WHAT THE EXERCISE ASKS
Emit a verbatim copy of the lines below from the line with "Rebuild this chart" through the line with "from matplotlib.lines import Line2D", excluding pictures and everything outside that range.

MATERIAL TO PROCESS
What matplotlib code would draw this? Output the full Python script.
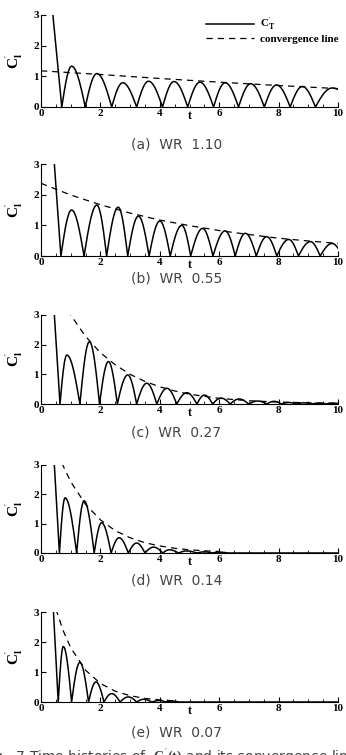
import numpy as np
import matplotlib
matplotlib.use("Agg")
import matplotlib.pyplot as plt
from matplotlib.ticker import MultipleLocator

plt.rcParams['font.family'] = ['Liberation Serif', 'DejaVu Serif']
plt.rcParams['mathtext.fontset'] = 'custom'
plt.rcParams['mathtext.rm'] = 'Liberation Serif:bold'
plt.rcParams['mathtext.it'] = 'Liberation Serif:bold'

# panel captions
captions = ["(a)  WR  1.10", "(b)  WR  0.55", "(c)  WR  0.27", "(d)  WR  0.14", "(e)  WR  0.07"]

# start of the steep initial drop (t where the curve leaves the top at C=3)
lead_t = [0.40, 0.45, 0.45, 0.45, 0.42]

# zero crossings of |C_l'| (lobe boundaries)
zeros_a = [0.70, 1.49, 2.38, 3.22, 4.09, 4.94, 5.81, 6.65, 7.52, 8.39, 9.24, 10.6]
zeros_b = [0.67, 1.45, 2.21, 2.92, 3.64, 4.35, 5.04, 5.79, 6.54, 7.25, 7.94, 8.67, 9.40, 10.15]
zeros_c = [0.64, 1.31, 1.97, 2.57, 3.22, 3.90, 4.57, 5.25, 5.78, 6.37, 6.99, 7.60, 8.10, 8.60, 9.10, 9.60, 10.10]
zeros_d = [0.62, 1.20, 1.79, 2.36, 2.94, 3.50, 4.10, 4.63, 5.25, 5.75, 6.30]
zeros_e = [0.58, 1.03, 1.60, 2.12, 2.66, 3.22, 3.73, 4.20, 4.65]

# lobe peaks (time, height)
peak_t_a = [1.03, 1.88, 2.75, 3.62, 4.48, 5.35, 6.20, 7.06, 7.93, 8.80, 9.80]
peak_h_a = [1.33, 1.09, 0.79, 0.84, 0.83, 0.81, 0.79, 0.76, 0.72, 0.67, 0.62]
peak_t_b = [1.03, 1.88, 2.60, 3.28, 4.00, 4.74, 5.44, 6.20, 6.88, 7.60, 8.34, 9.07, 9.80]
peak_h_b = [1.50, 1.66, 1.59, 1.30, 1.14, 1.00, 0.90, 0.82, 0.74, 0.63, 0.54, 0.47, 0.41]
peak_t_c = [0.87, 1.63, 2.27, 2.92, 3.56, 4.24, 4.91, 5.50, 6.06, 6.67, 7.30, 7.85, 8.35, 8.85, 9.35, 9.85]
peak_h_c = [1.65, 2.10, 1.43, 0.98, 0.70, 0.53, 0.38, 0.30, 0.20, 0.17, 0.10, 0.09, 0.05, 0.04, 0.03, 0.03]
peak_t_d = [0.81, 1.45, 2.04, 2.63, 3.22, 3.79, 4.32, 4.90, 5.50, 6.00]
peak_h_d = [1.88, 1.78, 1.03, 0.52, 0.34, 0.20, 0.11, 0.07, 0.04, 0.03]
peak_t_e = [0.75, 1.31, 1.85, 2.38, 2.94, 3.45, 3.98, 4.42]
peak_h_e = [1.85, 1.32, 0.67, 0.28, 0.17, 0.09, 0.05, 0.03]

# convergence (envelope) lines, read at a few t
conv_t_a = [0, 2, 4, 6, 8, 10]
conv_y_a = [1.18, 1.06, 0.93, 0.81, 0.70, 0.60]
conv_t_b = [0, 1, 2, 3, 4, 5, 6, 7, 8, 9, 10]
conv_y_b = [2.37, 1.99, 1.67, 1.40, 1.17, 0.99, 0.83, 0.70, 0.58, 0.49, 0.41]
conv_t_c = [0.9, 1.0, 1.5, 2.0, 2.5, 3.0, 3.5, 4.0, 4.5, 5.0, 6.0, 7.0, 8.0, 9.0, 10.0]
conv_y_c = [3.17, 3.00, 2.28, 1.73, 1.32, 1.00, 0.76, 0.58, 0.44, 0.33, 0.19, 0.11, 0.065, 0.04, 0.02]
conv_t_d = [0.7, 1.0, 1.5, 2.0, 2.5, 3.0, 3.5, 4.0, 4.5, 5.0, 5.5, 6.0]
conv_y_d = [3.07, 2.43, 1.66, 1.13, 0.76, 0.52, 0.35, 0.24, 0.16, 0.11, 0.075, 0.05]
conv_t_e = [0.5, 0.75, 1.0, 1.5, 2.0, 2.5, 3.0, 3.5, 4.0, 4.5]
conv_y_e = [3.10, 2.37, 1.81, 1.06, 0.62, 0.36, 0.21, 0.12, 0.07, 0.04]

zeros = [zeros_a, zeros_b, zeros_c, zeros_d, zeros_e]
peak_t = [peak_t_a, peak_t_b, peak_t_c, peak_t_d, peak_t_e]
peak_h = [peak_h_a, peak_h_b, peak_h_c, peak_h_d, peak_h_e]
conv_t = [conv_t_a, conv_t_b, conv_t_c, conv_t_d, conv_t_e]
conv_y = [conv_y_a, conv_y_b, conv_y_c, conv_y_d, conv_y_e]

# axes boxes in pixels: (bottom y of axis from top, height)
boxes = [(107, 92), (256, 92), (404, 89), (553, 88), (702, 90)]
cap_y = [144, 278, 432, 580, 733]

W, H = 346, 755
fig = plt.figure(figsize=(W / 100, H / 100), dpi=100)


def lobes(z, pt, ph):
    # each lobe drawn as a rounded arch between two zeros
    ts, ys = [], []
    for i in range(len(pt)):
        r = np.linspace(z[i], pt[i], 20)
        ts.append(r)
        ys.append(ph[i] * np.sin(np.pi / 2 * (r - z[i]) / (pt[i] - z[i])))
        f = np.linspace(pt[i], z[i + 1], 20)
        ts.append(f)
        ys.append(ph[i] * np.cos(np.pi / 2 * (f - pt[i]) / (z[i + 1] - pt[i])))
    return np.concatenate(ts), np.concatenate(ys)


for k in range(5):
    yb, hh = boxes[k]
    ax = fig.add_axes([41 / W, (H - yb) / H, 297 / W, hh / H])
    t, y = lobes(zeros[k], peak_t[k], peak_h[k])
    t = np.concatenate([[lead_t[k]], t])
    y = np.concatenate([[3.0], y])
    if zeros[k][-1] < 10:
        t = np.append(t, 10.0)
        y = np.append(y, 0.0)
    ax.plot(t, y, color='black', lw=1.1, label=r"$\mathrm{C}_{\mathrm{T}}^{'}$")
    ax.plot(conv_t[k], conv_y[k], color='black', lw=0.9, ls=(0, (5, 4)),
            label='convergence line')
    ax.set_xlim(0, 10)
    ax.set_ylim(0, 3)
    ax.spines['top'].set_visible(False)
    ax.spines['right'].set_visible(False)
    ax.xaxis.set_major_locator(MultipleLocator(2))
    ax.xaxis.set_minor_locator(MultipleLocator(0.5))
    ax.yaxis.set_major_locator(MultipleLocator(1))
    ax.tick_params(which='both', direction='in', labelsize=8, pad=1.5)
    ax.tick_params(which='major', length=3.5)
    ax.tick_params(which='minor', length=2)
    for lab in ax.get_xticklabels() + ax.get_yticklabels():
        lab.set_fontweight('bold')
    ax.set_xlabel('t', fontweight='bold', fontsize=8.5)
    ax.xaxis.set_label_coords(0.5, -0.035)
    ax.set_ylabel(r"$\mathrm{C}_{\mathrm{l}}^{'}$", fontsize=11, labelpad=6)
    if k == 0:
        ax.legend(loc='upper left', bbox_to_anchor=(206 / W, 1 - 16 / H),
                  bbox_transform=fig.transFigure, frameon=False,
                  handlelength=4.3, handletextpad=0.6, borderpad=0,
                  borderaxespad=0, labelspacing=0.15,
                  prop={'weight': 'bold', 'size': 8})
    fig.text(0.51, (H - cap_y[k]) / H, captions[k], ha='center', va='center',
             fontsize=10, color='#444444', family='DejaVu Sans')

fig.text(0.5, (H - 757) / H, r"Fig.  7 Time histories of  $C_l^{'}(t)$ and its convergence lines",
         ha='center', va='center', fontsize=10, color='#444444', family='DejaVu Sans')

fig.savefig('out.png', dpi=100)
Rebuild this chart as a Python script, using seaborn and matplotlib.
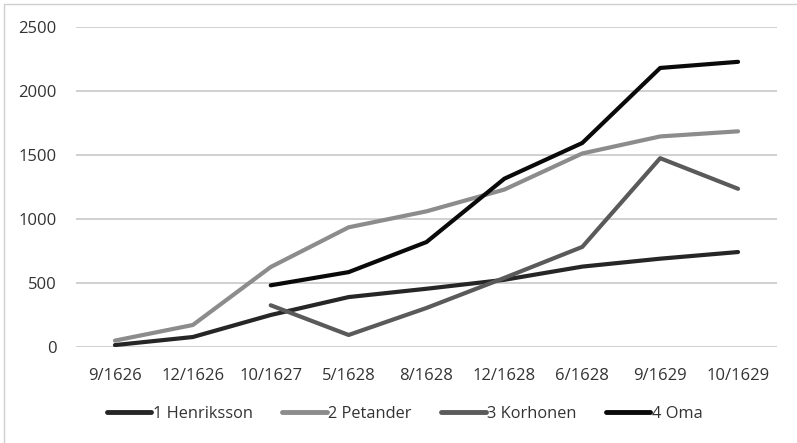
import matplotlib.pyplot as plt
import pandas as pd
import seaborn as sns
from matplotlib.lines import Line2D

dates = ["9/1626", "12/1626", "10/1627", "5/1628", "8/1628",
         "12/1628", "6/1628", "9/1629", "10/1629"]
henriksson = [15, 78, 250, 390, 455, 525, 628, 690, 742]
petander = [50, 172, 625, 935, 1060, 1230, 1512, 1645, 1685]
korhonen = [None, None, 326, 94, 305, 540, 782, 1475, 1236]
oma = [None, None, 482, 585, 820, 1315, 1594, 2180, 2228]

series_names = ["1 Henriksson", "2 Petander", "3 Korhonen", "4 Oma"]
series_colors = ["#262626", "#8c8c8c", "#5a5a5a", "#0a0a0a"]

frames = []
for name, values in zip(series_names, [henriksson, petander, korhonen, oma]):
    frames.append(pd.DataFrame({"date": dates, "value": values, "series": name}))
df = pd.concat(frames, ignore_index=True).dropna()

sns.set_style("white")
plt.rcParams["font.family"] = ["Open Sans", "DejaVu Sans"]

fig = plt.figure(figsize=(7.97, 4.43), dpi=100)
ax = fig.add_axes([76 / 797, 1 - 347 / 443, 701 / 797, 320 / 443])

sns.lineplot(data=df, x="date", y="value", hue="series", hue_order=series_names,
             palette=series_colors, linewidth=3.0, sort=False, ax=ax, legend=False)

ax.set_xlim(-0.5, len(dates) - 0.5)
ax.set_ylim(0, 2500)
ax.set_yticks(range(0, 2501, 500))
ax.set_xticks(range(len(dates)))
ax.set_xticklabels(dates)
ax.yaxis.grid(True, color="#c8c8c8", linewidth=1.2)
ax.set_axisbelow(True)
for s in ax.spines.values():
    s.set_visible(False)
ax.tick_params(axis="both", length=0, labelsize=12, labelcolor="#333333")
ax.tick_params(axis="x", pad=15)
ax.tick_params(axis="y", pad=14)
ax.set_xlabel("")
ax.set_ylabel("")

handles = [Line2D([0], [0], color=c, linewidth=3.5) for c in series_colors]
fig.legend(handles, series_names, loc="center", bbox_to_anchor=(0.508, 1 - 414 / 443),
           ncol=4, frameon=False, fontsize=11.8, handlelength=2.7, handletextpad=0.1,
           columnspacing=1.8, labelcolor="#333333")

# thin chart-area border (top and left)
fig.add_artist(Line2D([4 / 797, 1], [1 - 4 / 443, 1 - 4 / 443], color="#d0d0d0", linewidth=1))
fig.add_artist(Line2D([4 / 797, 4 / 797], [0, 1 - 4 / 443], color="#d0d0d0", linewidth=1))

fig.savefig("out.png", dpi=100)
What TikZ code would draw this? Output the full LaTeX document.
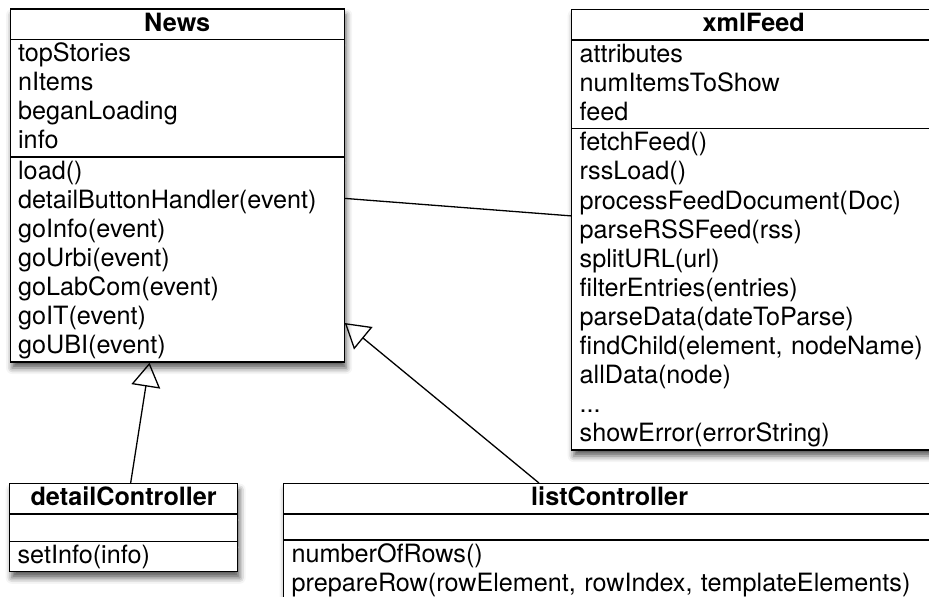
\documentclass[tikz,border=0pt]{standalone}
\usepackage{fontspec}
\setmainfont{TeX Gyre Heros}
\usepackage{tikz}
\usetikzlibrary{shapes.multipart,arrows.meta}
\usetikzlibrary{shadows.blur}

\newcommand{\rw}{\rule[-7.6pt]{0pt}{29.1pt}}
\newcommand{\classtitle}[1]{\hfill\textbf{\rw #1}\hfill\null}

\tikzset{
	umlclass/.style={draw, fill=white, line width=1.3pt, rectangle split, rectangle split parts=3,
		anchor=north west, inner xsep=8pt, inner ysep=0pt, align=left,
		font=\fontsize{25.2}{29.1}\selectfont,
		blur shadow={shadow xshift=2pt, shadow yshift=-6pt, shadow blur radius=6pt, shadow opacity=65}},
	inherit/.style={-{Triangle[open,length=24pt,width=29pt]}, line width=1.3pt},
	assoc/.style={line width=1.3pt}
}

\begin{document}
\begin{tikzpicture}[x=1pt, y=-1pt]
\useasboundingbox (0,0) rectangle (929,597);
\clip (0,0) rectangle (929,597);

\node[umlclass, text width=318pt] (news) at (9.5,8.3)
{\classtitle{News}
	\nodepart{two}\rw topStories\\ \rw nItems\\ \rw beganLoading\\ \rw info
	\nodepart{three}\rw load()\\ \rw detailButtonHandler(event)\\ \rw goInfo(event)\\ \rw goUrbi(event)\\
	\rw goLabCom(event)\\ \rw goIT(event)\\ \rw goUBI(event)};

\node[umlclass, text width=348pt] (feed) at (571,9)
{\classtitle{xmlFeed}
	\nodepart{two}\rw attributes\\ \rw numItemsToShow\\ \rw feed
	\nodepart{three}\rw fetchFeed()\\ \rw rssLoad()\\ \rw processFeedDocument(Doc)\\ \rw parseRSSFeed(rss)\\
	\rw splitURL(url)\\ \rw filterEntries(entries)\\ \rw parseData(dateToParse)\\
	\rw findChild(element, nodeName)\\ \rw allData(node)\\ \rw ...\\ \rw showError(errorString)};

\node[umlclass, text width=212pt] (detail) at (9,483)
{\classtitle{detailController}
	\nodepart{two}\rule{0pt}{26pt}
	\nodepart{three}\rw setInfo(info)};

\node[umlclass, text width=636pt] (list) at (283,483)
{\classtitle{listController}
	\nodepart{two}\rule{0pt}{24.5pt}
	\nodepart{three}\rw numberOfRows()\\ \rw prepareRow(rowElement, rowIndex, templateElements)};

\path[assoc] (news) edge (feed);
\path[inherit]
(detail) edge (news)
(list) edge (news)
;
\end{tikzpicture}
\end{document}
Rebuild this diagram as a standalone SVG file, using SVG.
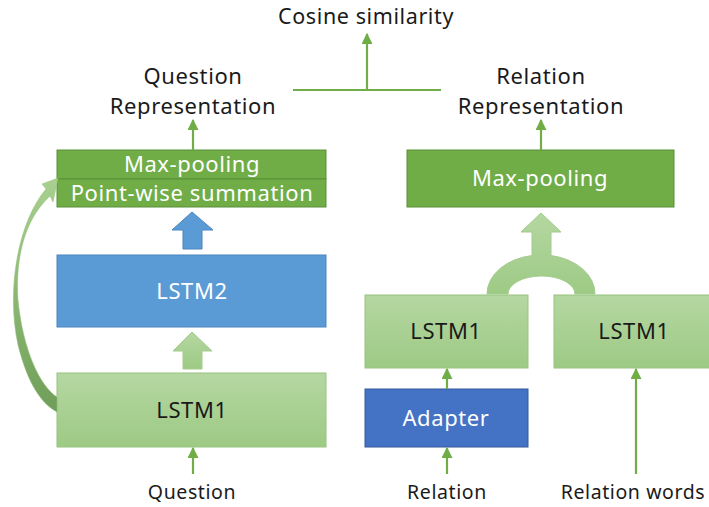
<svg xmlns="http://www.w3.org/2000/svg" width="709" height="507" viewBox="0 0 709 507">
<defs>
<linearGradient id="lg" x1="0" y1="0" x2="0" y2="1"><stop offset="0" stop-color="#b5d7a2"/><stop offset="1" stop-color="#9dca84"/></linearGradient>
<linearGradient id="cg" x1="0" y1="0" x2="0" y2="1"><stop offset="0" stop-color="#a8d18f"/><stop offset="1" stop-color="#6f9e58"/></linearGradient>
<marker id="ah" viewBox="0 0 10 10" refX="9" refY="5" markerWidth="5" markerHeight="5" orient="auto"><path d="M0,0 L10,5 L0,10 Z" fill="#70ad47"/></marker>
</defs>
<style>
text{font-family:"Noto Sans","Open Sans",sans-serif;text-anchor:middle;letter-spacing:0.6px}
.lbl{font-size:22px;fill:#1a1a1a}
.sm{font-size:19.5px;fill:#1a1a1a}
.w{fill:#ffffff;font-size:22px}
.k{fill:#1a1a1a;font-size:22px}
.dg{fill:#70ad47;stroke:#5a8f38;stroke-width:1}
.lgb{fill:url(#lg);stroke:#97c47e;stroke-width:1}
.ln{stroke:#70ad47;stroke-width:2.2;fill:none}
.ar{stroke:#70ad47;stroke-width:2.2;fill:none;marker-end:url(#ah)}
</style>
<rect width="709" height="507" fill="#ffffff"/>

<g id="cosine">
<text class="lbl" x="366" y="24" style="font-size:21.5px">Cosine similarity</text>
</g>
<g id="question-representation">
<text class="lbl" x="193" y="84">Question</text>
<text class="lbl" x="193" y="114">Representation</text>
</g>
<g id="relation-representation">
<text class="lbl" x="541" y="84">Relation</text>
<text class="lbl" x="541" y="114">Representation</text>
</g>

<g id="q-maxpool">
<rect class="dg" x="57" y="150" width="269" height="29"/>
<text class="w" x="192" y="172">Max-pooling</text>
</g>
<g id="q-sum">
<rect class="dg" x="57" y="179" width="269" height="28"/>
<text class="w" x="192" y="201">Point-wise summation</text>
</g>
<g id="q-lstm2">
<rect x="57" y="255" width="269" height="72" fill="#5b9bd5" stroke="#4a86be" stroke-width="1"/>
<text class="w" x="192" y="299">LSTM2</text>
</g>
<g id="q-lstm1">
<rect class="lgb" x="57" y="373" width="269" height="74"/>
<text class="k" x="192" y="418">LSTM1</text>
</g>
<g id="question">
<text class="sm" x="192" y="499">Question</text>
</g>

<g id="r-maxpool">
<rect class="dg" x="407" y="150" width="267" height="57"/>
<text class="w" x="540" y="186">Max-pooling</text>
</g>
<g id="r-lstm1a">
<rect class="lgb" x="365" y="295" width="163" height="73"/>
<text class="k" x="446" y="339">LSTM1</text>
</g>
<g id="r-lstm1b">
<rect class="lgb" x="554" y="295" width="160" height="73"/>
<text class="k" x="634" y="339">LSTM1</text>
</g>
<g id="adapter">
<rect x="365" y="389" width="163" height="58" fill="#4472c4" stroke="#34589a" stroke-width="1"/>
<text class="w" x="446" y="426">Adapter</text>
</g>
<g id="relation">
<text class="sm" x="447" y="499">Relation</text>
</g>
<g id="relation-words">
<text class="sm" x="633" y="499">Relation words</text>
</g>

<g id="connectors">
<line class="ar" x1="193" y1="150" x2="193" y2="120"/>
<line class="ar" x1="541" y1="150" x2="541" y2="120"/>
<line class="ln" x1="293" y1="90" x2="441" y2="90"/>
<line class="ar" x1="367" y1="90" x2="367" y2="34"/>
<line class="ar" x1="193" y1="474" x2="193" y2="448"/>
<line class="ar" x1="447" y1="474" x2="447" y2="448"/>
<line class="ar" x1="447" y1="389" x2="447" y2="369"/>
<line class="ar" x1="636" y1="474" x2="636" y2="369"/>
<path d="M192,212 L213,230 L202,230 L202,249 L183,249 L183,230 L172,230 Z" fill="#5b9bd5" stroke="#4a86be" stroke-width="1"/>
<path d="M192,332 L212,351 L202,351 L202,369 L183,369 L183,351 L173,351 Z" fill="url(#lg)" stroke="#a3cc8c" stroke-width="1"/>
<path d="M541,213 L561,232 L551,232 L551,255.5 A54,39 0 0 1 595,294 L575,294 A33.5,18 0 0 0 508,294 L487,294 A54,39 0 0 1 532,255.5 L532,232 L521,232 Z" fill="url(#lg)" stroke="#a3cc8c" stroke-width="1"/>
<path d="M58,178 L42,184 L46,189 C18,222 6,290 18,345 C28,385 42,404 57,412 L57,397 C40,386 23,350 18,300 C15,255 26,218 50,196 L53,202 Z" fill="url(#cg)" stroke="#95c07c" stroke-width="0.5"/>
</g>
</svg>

RESPONSE
Rebuild this chart as a Python script, using seaborn and matplotlib.
import matplotlib.pyplot as plt
import pandas as pd
import seaborn as sns
from matplotlib.lines import Line2D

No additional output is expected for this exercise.